Mar 29, 2016

Converting Unsearchable PDF Files (aka PDF scans) to Raw Text Using Command Line Tools `convert` and `tesseract`

Often, one gets a PDF file that is a scan of a book or text, which cannot be searched (boo!). A good (but not perfect) solution is to use Optical Character Recognition (OCR) to convert the pdf to a txt file and search that instead.

Here is my solution.

Requirements

Command line tools
- convert
- tesseract
I installed both using homebrew. I’m using Mac OS X 10.11.3. This is important because it affects the location of where these are install of my system /usr/local/.
Knowledge and comfort using command line. Helps if you understand how to use the find command.

Workflow

1. Convert `pdf` to `tiff`

Say we have pdf Bookscan.pdf. We can create a new directory tiffs/ and then use the command line tool convert to convert the pdf to a tiff.

Below, we create a new directory called tiffs/ in the same directory as Bookscan.pdf then convert the pdf to a tiff (here, its called bookdown.tiff).

mkdir tiffs
convert -density 600 -depth 4 -monochrome -background white -blur '0x2' -shave '0x200' Bookscan.pdf tiffs/bookdown.tiff

To learn more about the commands, visit the imagemagick site. But in brief:

density adjust dpi
depth is the number of bits
monochrome black and white only
blur is useful for super sharp scans (thin letters are bad, thick good)
shave used to strip pixels from the output image (so you need to figure out the size of the final image).

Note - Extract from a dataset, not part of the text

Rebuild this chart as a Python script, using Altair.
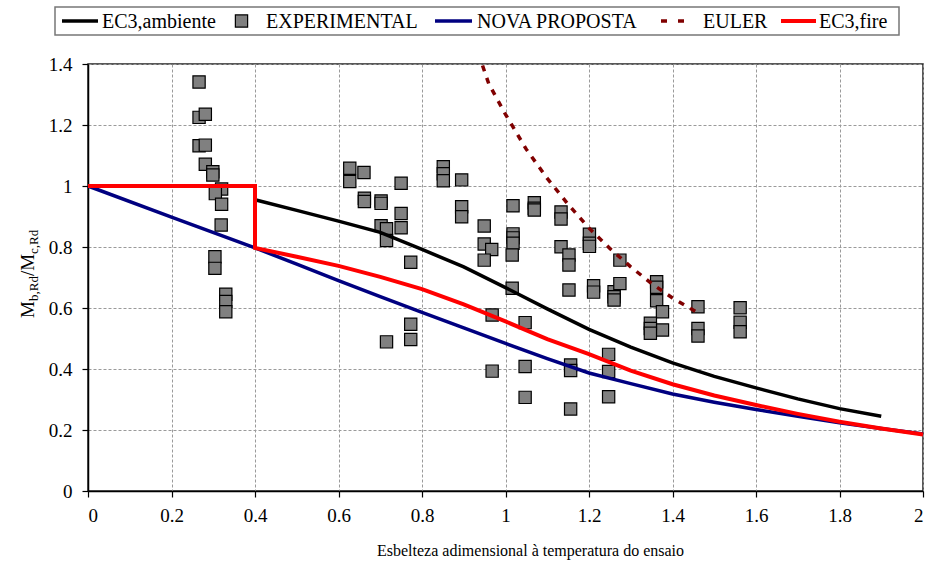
import altair as alt
import pandas as pd

# ---- data -------------------------------------------------------------
# experimental tests: slenderness at test temperature vs Mb,Rd/Mc,Rd
exp_x = [0.266, 0.266, 0.281, 0.266, 0.281, 0.281, 0.299, 0.299, 0.320, 0.305,
         0.320, 0.319, 0.304, 0.304, 0.330, 0.330, 0.330,
         0.627, 0.627, 0.661, 0.750, 0.662, 0.662, 0.702, 0.702, 0.750, 0.702,
         0.715, 0.750, 0.715, 0.773, 0.773, 0.773, 0.715,
         0.851, 0.851, 0.851, 0.895, 0.895, 0.895, 0.949, 0.949, 0.967, 0.949,
         0.968, 0.968,
         1.018, 1.018, 1.018, 1.018, 1.016, 1.016, 1.069, 1.069, 1.069, 1.047,
         1.047, 1.047,
         1.133, 1.133, 1.133, 1.152, 1.152, 1.152, 1.156, 1.156, 1.156,
         1.201, 1.201, 1.201, 1.211, 1.211, 1.260, 1.260, 1.260, 1.274, 1.274,
         1.247, 1.247, 1.247,
         1.362, 1.362, 1.362, 1.376, 1.376, 1.347, 1.347, 1.347,
         1.461, 1.461, 1.461, 1.562, 1.562, 1.562]
exp_y = [1.341, 1.225, 1.235, 1.132, 1.134, 1.071, 1.047, 1.036, 0.990, 0.975,
         0.940, 0.872, 0.768, 0.730, 0.645, 0.621, 0.588,
         1.058, 1.015, 1.044, 1.009, 0.960, 0.949, 0.951, 0.943, 0.910, 0.870,
         0.860, 0.863, 0.821, 0.750, 0.547, 0.497, 0.489,
         1.063, 1.040, 1.017, 1.020, 0.932, 0.899, 0.869, 0.810, 0.792, 0.757,
         0.577, 0.393,
         0.935, 0.843, 0.830, 0.812, 0.774, 0.665, 0.945, 0.927, 0.921, 0.552,
         0.408, 0.307,
         0.915, 0.892, 0.801, 0.774, 0.741, 0.659, 0.413, 0.395, 0.269,
         0.842, 0.812, 0.802, 0.673, 0.652, 0.653, 0.637, 0.626, 0.757, 0.680,
         0.448, 0.392, 0.309,
         0.686, 0.668, 0.624, 0.588, 0.528, 0.550, 0.533, 0.517,
         0.604, 0.533, 0.508, 0.601, 0.553, 0.522]

# EC3 at ambient temperature
amb_x = [0.4, 0.5, 0.6, 0.7, 0.8, 0.9, 1.0, 1.1, 1.2, 1.3, 1.4, 1.5, 1.6, 1.7, 1.8, 1.9]
amb_y = [0.955, 0.92, 0.885, 0.848, 0.792, 0.735, 0.667, 0.597, 0.53, 0.472,
         0.42, 0.376, 0.338, 0.302, 0.27, 0.245]

# EC3 fire design curve
fire_x = [0.0, 0.4, 0.4, 0.5, 0.6, 0.7, 0.8, 0.9, 1.0, 1.1, 1.2, 1.3, 1.4, 1.5,
          1.6, 1.7, 1.8, 1.9, 2.0]
fire_y = [1.0, 1.0, 0.797, 0.768, 0.738, 0.702, 0.662, 0.612, 0.556, 0.498,
          0.449, 0.395, 0.35, 0.313, 0.282, 0.253, 0.227, 0.205, 0.185]

# proposed curve
nova_x = [0.0, 0.2, 0.4, 0.5, 0.6, 0.7, 0.8, 0.9, 1.0, 1.1, 1.2, 1.3, 1.4, 1.5,
          1.6, 1.7, 1.8, 1.9, 2.0]
nova_y = [1.0, 0.898, 0.797, 0.744, 0.69, 0.637, 0.586, 0.535, 0.484, 0.434,
          0.387, 0.352, 0.318, 0.291, 0.267, 0.245, 0.224, 0.205, 0.187]

# elastic critical (Euler) curve
euler_x = [0.945, 0.96, 1.0, 1.05, 1.1, 1.15, 1.2, 1.25, 1.3, 1.35, 1.4, 1.46]
euler_y = [1.395, 1.335, 1.235, 1.12, 1.025, 0.94, 0.862, 0.795, 0.735, 0.68,
           0.633, 0.585]

x_ticks = [0, 0.2, 0.4, 0.6, 0.8, 1.0, 1.2, 1.4, 1.6, 1.8, 2.0]
y_ticks = [0, 0.2, 0.4, 0.6, 0.8, 1.0, 1.2, 1.4]

legend_labels = ["EC3,ambiente", "EXPERIMENTAL", "NOVA PROPOSTA", "EULER", "EC3,fire"]

# ---- styling ----------------------------------------------------------
FONT = "Liberation Serif"
W, H = 835, 427
C_AMB, C_EXP, C_NOVA, C_EUL, C_FIRE = "#000000", "#808080", "#000080", "#800000", "#ff0000"
SQ = 150


def curve_df(xs, ys):
    return pd.DataFrame({"x": xs, "y": ys, "i": range(len(xs))})


x_enc = alt.X("x:Q", scale=alt.Scale(domain=[0, 2], nice=False),
              axis=alt.Axis(values=x_ticks, format="~g",
                            title="Esbelteza adimensional à temperatura do ensaio",
                            titleFont=FONT, titleFontSize=16, titleFontWeight="normal",
                            titleColor="black", titleX=442, titleY=64,
                            titleBaseline="alphabetic", titleAnchor="middle",
                            labelPadding=9))
y_enc = alt.Y("y:Q", scale=alt.Scale(domain=[0, 1.4], nice=False),
              axis=alt.Axis(values=y_ticks, format="~g", title=None, labelPadding=10))


def curve(xs, ys, color, width, dash=None):
    kw = dict(color=color, strokeWidth=width, strokeCap="butt", strokeJoin="miter")
    if dash:
        kw["strokeDash"] = dash
    return alt.Chart(curve_df(xs, ys)).mark_line(**kw).encode(
        x=x_enc, y=y_enc, order="i:Q")


points = alt.Chart(pd.DataFrame({"x": exp_x, "y": exp_y})).mark_square(
    size=SQ, color=C_EXP, fill=C_EXP, stroke="black", strokeWidth=1.2, opacity=1
).encode(x=x_enc, y=y_enc)

nova = curve(nova_x, nova_y, C_NOVA, 3.5)
amb = curve(amb_x, amb_y, C_AMB, 3.5)
fire = curve(fire_x, fire_y, C_FIRE, 4)
euler = curve(euler_x, euler_y, C_EUL, 3.5, dash=[6, 7])

one = pd.DataFrame({"k": [0]})

# ---- y-axis title with subscripts (rotated text pieces) ----------------
def ytext(txt, ypix, xpix, size):
    return alt.Chart(one).mark_text(
        text=txt, angle=270, align="left", baseline="alphabetic",
        font=FONT, fontSize=size, color="black"
    ).encode(x=alt.value(xpix), y=alt.value(ypix))

ytitle = [
    ytext("M", 254, -54, 19),
    ytext("b,Rd", 237, -50, 13),
    ytext("/M", 212, -54, 19),
    ytext("c,Rd", 190, -50, 13),
]

# ---- legend -----------------------------------------------------------
LY = -43
legend_box = alt.Chart(one).mark_rect(
    fill="white", stroke="#777777", strokeWidth=1.5
).encode(x=alt.value(-33), x2=alt.value(811), y=alt.value(-57), y2=alt.value(-29))


def leg_line(x0, x1, color, width, dash=None):
    kw = dict(color=color, strokeWidth=width, strokeCap="butt")
    if dash:
        kw["strokeDash"] = dash
    return alt.Chart(one).mark_rule(**kw).encode(
        x=alt.value(x0), x2=alt.value(x1), y=alt.value(LY))


def leg_text(txt, x0):
    return alt.Chart(one).mark_text(
        text=txt, align="left", baseline="middle", font=FONT, fontSize=20,
        color="black"
    ).encode(x=alt.value(x0), y=alt.value(LY + 1))


legend = [
    legend_box,
    leg_line(-26, 10, C_AMB, 3.5), leg_text(legend_labels[0], 14),
    alt.Chart(one).mark_square(size=SQ, fill=C_EXP, stroke="black",
                               strokeWidth=1.2, opacity=1).encode(
        x=alt.value(153.5), y=alt.value(LY)),
    leg_text(legend_labels[1], 178),
    leg_line(347, 384, C_NOVA, 3.5), leg_text(legend_labels[2], 389),
    leg_line(573, 603, C_EUL, 3.5, dash=[6, 11]), leg_text(legend_labels[3], 615),
    leg_line(693, 728, C_FIRE, 4), leg_text(legend_labels[4], 731),
]

chart = alt.layer(
    points, nova, amb, fire, euler, *ytitle, *legend
).properties(
    width=W, height=H,
    autosize=alt.AutoSizeParams(type="none"),
    padding={"left": 88, "top": 64, "right": 12, "bottom": 79},
).configure_view(
    stroke="#222222", strokeWidth=1.5, fill="white"
).configure_axis(
    labelFont=FONT, labelFontSize=19, labelColor="black",
    domainColor="black", domainWidth=1.5,
    tickColor="black", tickSize=6, tickWidth=1.2,
    grid=True, gridColor="#9a9a9a", gridDash=[3, 2], gridWidth=1,
)

chart.save("out.html", embed_options={"renderer": "svg", "actions": False})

Useful when books have chapter names or numbers at the top (0 is width, 200 is height)

(Note that the option in the sample code above just happen to work for the set of documents I was converting.)

2. Make Sure We Ignore Annoying Characters Like ‘ligatures’

I found that, consistently, tesseract will add in ligatures, ruining the ability to search some words. But it is possible to keep tesseract from using them by creating a blacklist. I copied a list of ligatures from this page

One needs to add a file to /usr/local/share/tessdata/configs/ (this assumes a brew installation in Mac OS X) to a file which contains the following:

tessedit_char_blacklist ꜲꜳÆæꜴꜵꜶꜷꜸꜹꜼꜽǱǲǳǄǅǆﬀﬃﬄﬁﬂĲĳǇǈǉǊǋǌŒœꝎꝏﬅᵫꝠꝡ

Here is a screen shot of the file (named it ligatures).

And here is what the directory /usr/local/share/tessdata/configs/ looks like on my computer.

3. Convert the tiff to text

This is pretty straight-forward. cd into the folder with the tiffs then run the command:

cd tiffs/
tesseract bookscan.tiff bookscan -l eng ligatures

Here, we are assuming the text is in English (-l eng) and we load the ligature configs file (which loads the blacklist variable).

For other tips, see the Tesseract FAQ. Sometimes, files are just too noisy or tilted to work. Most of the scans I’ve worked with are pretty clean, so I’ve not had to struggle with something too complicated.

Granted, if there are problems with the image, the fixes would all have to be done in the conversion stage!

4. (optional) Looping Through Tiffs

If you cd into the folder full of tiffs, you can loop through all the tiffs and convert them to texts.

cd tiffs/
find . -type f | while read F; do tesseract ${F} ${F%.tiff} -l eng ligatures; done;

Boom. Loops through and converts any and all tiffs in the directory (here, called tiffs/).

And that’s it!

An Example

If you to try a real example, try it with the following pdf: bookscan.pdf

Let’s pretend you put bookscan.pdf in your downloads folder. We’ll make a new folder called tiffs/, convert the pdf, then use tesseract.

cd ~/Downloads
mkdir tiffs
convert -density 600 -depth 4 -monochrome -background white -blur '0x2' -shave '200x450' bookscan.pdf tiffs/bookscan.tiff
cd tiffs
tesseract bookscan.tiff bookscan -l eng ligatures

I get the resulting tiff and txt files.